'Lazy' pulsar orbits a faster and more energetic companion in binary system
Paris, June 24 : Astronomers have spotted an extremely rare sight of two pulsars orbiting each other in a binary system, in which a slowly-rotating 'lazy' pulsar or neutron star (Pulsar B) orbits a faster and more energetic companion (Pulsar A).
This is the first time that signals from both stars of a binary pulsar system has been detected, thanks to the XMM-Newton.
Each star of the closely-packed system is a dense neutron star, spinning extremely fast, radiating X-rays in pulses, and is the fast-rotating, dead heart of a once-massive star.
"These stars are so dense that one cup of neutron star-stuff would outweigh Mt. Everest," said Alberto Pellizzoni, lead author of the article where the results are reported. "Add to that the fact that the two stars are orbiting really close to each other, separated by only 3 light-seconds, about three times the distance between Earth and the Moon," he added.
XMM-Newton discovered X-ray emission from both pulsars in October 2006.
What Pellizzoni's team saw could not be explained by the workings of pulsar A alone, which was known to be the only significant power plant in the system.
Besides, the X-ray pulses detected from pulsar B were too strong.

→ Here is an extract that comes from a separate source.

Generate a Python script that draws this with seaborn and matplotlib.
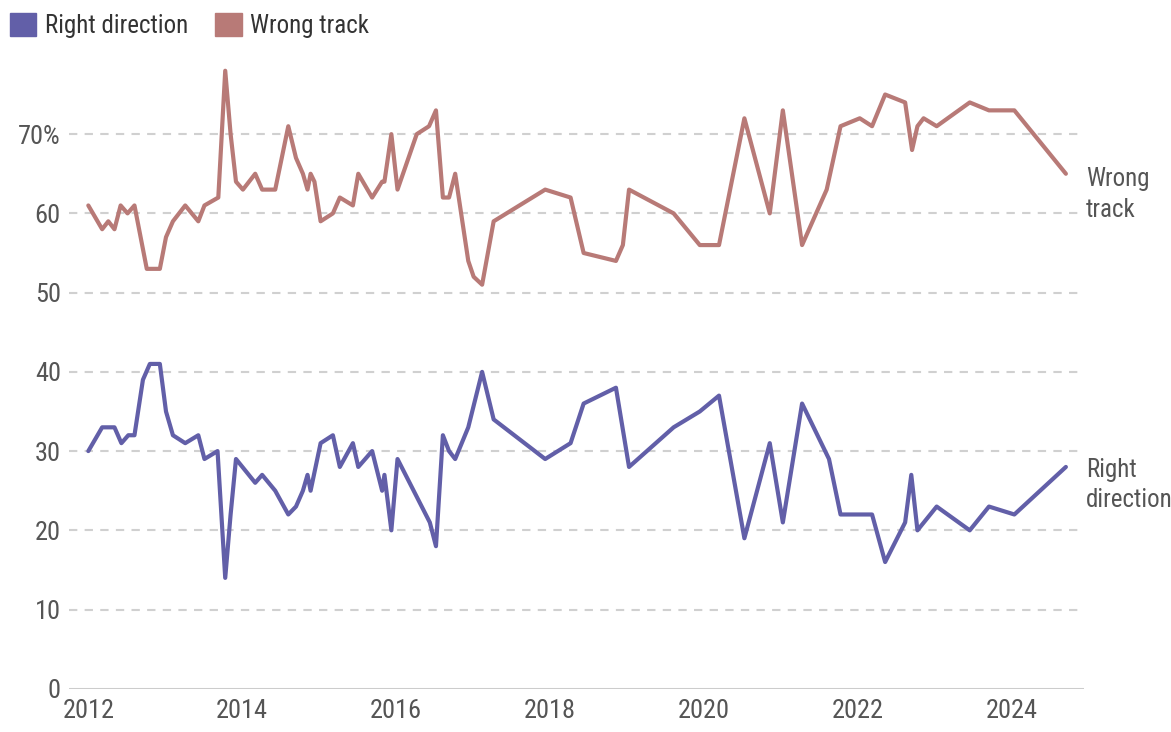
import pandas as pd
import numpy as np
import matplotlib.pyplot as plt
from matplotlib import font_manager as fm
from matplotlib.patches import Patch
import seaborn as sns

# survey dates as decimal years, values in percent
wrong_dates = [2012.00, 2012.18, 2012.26, 2012.34, 2012.42, 2012.51, 2012.60, 2012.76, 2012.93, 2013.01,
               2013.10, 2013.26, 2013.43, 2013.51, 2013.69, 2013.78, 2013.85, 2013.92, 2014.01, 2014.17,
               2014.26, 2014.43, 2014.60, 2014.70, 2014.79, 2014.85, 2014.89, 2014.94, 2015.02, 2015.18,
               2015.27, 2015.44, 2015.51, 2015.69, 2015.82, 2015.85, 2015.94, 2016.02, 2016.27, 2016.43,
               2016.52, 2016.61, 2016.69, 2016.77, 2016.94, 2017.01, 2017.12, 2017.27, 2017.94, 2018.27,
               2018.44, 2018.86, 2018.95, 2019.03, 2019.61, 2019.95, 2020.20, 2020.53, 2020.86, 2021.03,
               2021.28, 2021.60, 2021.78, 2022.03, 2022.19, 2022.36, 2022.62, 2022.71, 2022.78, 2022.86,
               2023.03, 2023.46, 2023.71, 2024.04, 2024.71]
wrong_vals = [61, 58, 59, 58, 61, 60, 61, 53, 53, 57,
              59, 61, 59, 61, 62, 78, 70, 64, 63, 65,
              63, 63, 71, 67, 65, 63, 65, 64, 59, 60,
              62, 61, 65, 62, 64, 64, 70, 63, 70, 71,
              73, 62, 62, 65, 54, 52, 51, 59, 63, 62,
              55, 54, 56, 63, 60, 56, 56, 72, 60, 73,
              56, 63, 71, 72, 71, 75, 74, 68, 71, 72,
              71, 74, 73, 73, 65]

right_dates = [2012.00, 2012.18, 2012.34, 2012.43, 2012.52, 2012.60, 2012.71, 2012.80, 2012.93, 2013.01,
               2013.10, 2013.26, 2013.43, 2013.51, 2013.68, 2013.78, 2013.85, 2013.92, 2014.17, 2014.26,
               2014.43, 2014.60, 2014.70, 2014.79, 2014.85, 2014.89, 2015.02, 2015.18, 2015.27, 2015.44,
               2015.51, 2015.69, 2015.82, 2015.85, 2015.94, 2016.02, 2016.44, 2016.52, 2016.61, 2016.69,
               2016.77, 2016.94, 2017.12, 2017.27, 2017.94, 2018.27, 2018.44, 2018.86, 2019.03, 2019.61,
               2019.95, 2020.20, 2020.53, 2020.86, 2021.03, 2021.28, 2021.63, 2021.78, 2022.19, 2022.36,
               2022.62, 2022.70, 2022.78, 2023.03, 2023.46, 2023.71, 2024.04, 2024.71]
right_vals = [30, 33, 33, 31, 32, 32, 39, 41, 41, 35,
              32, 31, 32, 29, 30, 14, 22, 29, 26, 27,
              25, 22, 23, 25, 27, 25, 31, 32, 28, 31,
              28, 30, 25, 27, 20, 29, 21, 18, 32, 30,
              29, 33, 40, 34, 29, 31, 36, 38, 28, 33,
              35, 37, 19, 31, 21, 36, 29, 22, 22, 16,
              21, 27, 20, 23, 20, 23, 22, 28]

series_names = ["Right direction", "Wrong track"]
series_colors = ["#625fa8", "#b87a77"]
year_ticks = [2012, 2014, 2016, 2018, 2020, 2022, 2024]
pct_ticks = [0, 10, 20, 30, 40, 50, 60, 70]

df = pd.concat([
    pd.DataFrame({"date": right_dates, "pct": right_vals, "series": series_names[0]}),
    pd.DataFrame({"date": wrong_dates, "pct": wrong_vals, "series": series_names[1]}),
])

sns.set_style("white")

# pick a narrow font if one is installed
fonts = fm.fontManager.ttflist
names = {f.name for f in fonts}
scale = 1.0
family = None
for cand in ["Roboto Condensed", "Liberation Sans Narrow", "Open Sans Condensed", "Noto Sans Condensed"]:
    if cand in names:
        family = cand
        break
if family is None:
    family = "DejaVu Sans"
    scale = 0.75
plt.rcParams['font.family'] = [family, 'DejaVu Sans']
tick_size = 19 * scale
label_size = 18 * scale
legend_size = 18 * scale

fig = plt.figure(figsize=(11.71, 7.32), dpi=100)
ax = fig.add_axes([0.059, 0.059, 0.867, 0.866])

sns.lineplot(data=df, x="date", y="pct", hue="series", hue_order=series_names,
             palette=series_colors, linewidth=3.0, legend=False, ax=ax, zorder=3)

ax.set_xlim(2011.75, 2024.95)
ax.set_ylim(0, 80)
ax.set_xticks(year_ticks)
ax.set_xticklabels([str(y) for y in year_ticks])
ax.set_yticks(pct_ticks)
ax.set_yticklabels([f"{v}%" if v == 70 else str(v) for v in pct_ticks])
ax.tick_params(length=0, labelsize=tick_size, labelcolor="#555555", pad=6)
ax.tick_params(axis="x", pad=7)
ax.set_xlabel("")
ax.set_ylabel("")
for s in ax.spines.values():
    s.set_visible(False)

for v in pct_ticks[1:]:
    ax.axhline(v, color="#d0d0d0", lw=1.5, ls=(0, (4, 3.5)), zorder=1)
ax.axhline(0, color="#cccccc", lw=2.2, zorder=1)

ax.text(2024.97, 62.4, "Wrong\ntrack", ha="left", va="center", fontsize=label_size,
        color="#555555", linespacing=1.35, clip_on=False)
ax.text(2024.97, 25.7, "Right\ndirection", ha="left", va="center", fontsize=label_size,
        color="#555555", linespacing=1.35, clip_on=False)

handles = [Patch(facecolor=c, edgecolor=c, label=n) for n, c in zip(series_names, series_colors)]
fig.legend(handles=handles, loc="upper left", bbox_to_anchor=(-0.011, 1.013), ncol=2,
           frameon=False, fontsize=legend_size, handlelength=1.05, handleheight=1.05,
           handletextpad=0.35, columnspacing=1.1, labelcolor="#333333")

plt.savefig("out.png", dpi=100)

The energy that it lost by rotation could not account for all the X-ray radiation observed.
The theory that the observed X-rays might originate from residual internal heat of this 50 million year-old pulsar was also ruled out.

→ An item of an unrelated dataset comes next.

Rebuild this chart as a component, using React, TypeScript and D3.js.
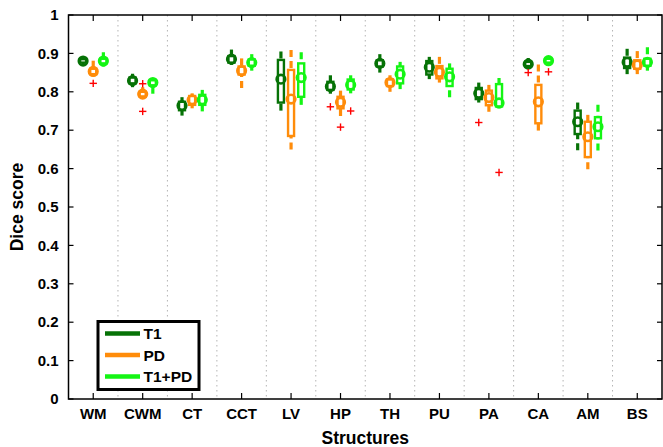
import * as d3 from 'd3';

// Box stats per structure: [lower whisker, q1, median, q3, upper whisker]
const categories = ["WM", "CWM", "CT", "CCT", "LV", "HP", "TH", "PU", "PA", "CA", "AM", "BS"];
const seriesNames = ["T1", "PD", "T1+PD"];
const seriesColors = ["#067206", "#ff8c0a", "#14f514"];

const t1Stats = [
  [0.870, 0.876, 0.880, 0.885, 0.890],
  [0.812, 0.822, 0.829, 0.837, 0.847],
  [0.738, 0.752, 0.764, 0.774, 0.786],
  [0.870, 0.876, 0.885, 0.893, 0.910],
  [0.751, 0.772, 0.833, 0.883, 0.905],
  [0.795, 0.805, 0.814, 0.826, 0.843],
  [0.850, 0.866, 0.874, 0.882, 0.898],
  [0.833, 0.845, 0.864, 0.880, 0.891],
  [0.772, 0.781, 0.796, 0.810, 0.824],
  [0.862, 0.867, 0.872, 0.878, 0.888],
  [0.648, 0.690, 0.722, 0.751, 0.772],
  [0.846, 0.862, 0.877, 0.889, 0.912],
];
const pdStats = [
  [0.840, 0.846, 0.853, 0.860, 0.881],
  [0.782, 0.788, 0.794, 0.800, 0.812],
  [0.757, 0.766, 0.779, 0.789, 0.796],
  [0.810, 0.845, 0.855, 0.866, 0.887],
  [0.650, 0.685, 0.781, 0.857, 0.909],
  [0.737, 0.757, 0.773, 0.787, 0.803],
  [0.800, 0.815, 0.824, 0.832, 0.843],
  [0.824, 0.835, 0.851, 0.867, 0.891],
  [0.748, 0.765, 0.785, 0.803, 0.818],
  [0.699, 0.718, 0.774, 0.818, 0.871],
  [0.598, 0.630, 0.683, 0.722, 0.740],
  [0.846, 0.860, 0.870, 0.882, 0.906],
];
const t1pdStats = [
  [0.866, 0.874, 0.880, 0.886, 0.903],
  [0.795, 0.817, 0.824, 0.830, 0.836],
  [0.749, 0.766, 0.779, 0.792, 0.805],
  [0.855, 0.868, 0.876, 0.884, 0.898],
  [0.766, 0.787, 0.837, 0.874, 0.903],
  [0.796, 0.806, 0.818, 0.832, 0.843],
  [0.807, 0.822, 0.846, 0.866, 0.878],
  [0.786, 0.815, 0.839, 0.860, 0.874],
  [0.757, 0.762, 0.771, 0.820, 0.836],
  [0.872, 0.876, 0.881, 0.886, 0.890],
  [0.647, 0.679, 0.709, 0.734, 0.766],
  [0.855, 0.868, 0.877, 0.886, 0.916],
];

// outliers: [category index, value]
const t1Outliers = [[5, 0.761], [8, 0.720], [9, 0.850]];
const pdOutliers = [[0, 0.822], [1, 0.821], [1, 0.749], [5, 0.708]];
const t1pdOutliers = [[5, 0.750], [8, 0.590], [9, 0.852]];

const yTicks = [0, 0.1, 0.2, 0.3, 0.4, 0.5, 0.6, 0.7, 0.8, 0.9, 1];

const allStats = [t1Stats, pdStats, t1pdStats];
const allOutliers = [t1Outliers, pdOutliers, t1pdOutliers];

export default function App() {
  const width = 663;
  const height = 447;
  const left = 68.5, right = 662, top = 15, bottom = 399;
  const font = "'Liberation Sans', Arial, sans-serif";

  const x = d3.scaleBand<string>().domain(categories).range([left, right]).padding(0);
  const y = d3.scaleLinear().domain([0, 1]).range([bottom, top]);
  const bw = x.bandwidth();
  const offsets = [-0.205 * bw, 0, 0.205 * bw];
  const cx = (ci: number, si: number) => (x(categories[ci]) as number) + bw / 2 + offsets[si];
  const boxW = 6;

  return (
    <svg width={width} height={height} style={{ position: 'absolute', left: 0, top: 0, background: '#fff' }}
      fontFamily={font}>
      {/* dotted separators */}
      {categories.slice(1).map((c) => (
        <line key={"sep" + c} x1={x(c)} x2={x(c)} y1={top} y2={bottom}
          stroke="#b4b4b4" strokeWidth={1} strokeDasharray="1.5,3.5" />
      ))}

      {/* boxes */}
      {allStats.map((stats, si) => stats.map((s, ci) => {
        const px = cx(ci, si);
        const col = seriesColors[si];
        const [lo, q1, med, q3, hi] = s;
        return (
          <g key={`b${si}-${ci}`}>
            <line x1={px} x2={px} y1={y(hi)} y2={y(q3)} stroke={col} strokeWidth={3.2}
              strokeDasharray="7,4" />
            <line x1={px} x2={px} y1={y(lo)} y2={y(q1)} stroke={col} strokeWidth={3.2}
              strokeDasharray="7,4" />
            <rect x={px - boxW / 2} y={y(q3)} width={boxW} height={Math.max(0.5, y(q1) - y(q3))}
              fill="none" stroke={col} strokeWidth={2.4} />
            <circle cx={px} cy={y(med)} r={4.3} fill="none" stroke={col} strokeWidth={2.6} />
          </g>
        );
      }))}

      {/* outliers */}
      {allOutliers.map((outs, si) => outs.map(([ci, v], k) => {
        const px = cx(ci, si);
        const py = y(v);
        return (
          <g key={`o${si}-${k}`} stroke="#ff0000" strokeWidth={1.4}>
            <line x1={px - 3.7} x2={px + 3.7} y1={py} y2={py} />
            <line x1={px} x2={px} y1={py - 3.7} y2={py + 3.7} />
          </g>
        );
      }))}

      {/* axes frame */}
      <rect x={left} y={top} width={right - left} height={bottom - top} fill="none" stroke="#000" strokeWidth={1.5} />
      {yTicks.map((t) => (
        <g key={"yt" + t}>
          <line x1={left} x2={left + 5} y1={y(t)} y2={y(t)} stroke="#000" strokeWidth={1.2} />
          <line x1={right - 5} x2={right} y1={y(t)} y2={y(t)} stroke="#000" strokeWidth={1.2} />
          <text x={left - 10} y={y(t)} dy="0.35em" textAnchor="end" fontSize={15} fontWeight="bold">
            {d3.format("")(t)}
          </text>
        </g>
      ))}
      {categories.map((c) => {
        const px = (x(c) as number) + bw / 2;
        return (
          <g key={"xt" + c}>
            <line x1={px} x2={px} y1={bottom} y2={bottom - 6} stroke="#000" strokeWidth={1.2} />
            <line x1={px} x2={px} y1={top} y2={top + 6} stroke="#000" strokeWidth={1.2} />
            <text x={px} y={419} textAnchor="middle" fontSize={15} fontWeight="bold">{c}</text>
          </g>
        );
      })}

      <text x={(left + right) / 2} y={444} textAnchor="middle" fontSize={17.5} fontWeight="bold">Structures</text>
      <text transform={`translate(23, ${(top + bottom) / 2}) rotate(-90)`} textAnchor="middle"
        fontSize={17.5} fontWeight="bold">Dice score</text>

      {/* legend */}
      <g>
        <rect x={98} y={321.5} width={101} height={68} fill="#fff" stroke="#000" strokeWidth={3} />
        {seriesNames.map((n, i) => (
          <g key={"lg" + n}>
            <line x1={105} x2={140} y1={333.5 + i * 21.5} y2={333.5 + i * 21.5}
              stroke={seriesColors[i]} strokeWidth={4.5} />
            <text x={143.5} y={333.5 + i * 21.5} dy="0.36em" fontSize={15.5} fontWeight="bold">{n}</text>
          </g>
        ))}
      </g>
    </svg>
  );
}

Pulsar B is an oddity, in that it is very different from a 'normal' pulsar.
"One possible solution for the mystery could be mutual interaction between the two stars, where the lazy star derives energy from the other," said Pellizzoni.
Pulsar B's X-ray emission might be visible because pulsar A's wind intercepts the magnetosphere of pulsar B, powering pulsar B's wind and heating up the neutron star's surface.
Though the fundamental physical processes involved in these extreme interactions are a matter of debate among theoretical physicists, but with XMM-Newton's observations, scientists have gained new insight, providing a new experimental setting for them.
In X-rays, it will be possible to study the subsurface and magnetospheres of the stars as well as the interaction between the two in that close, heated environment.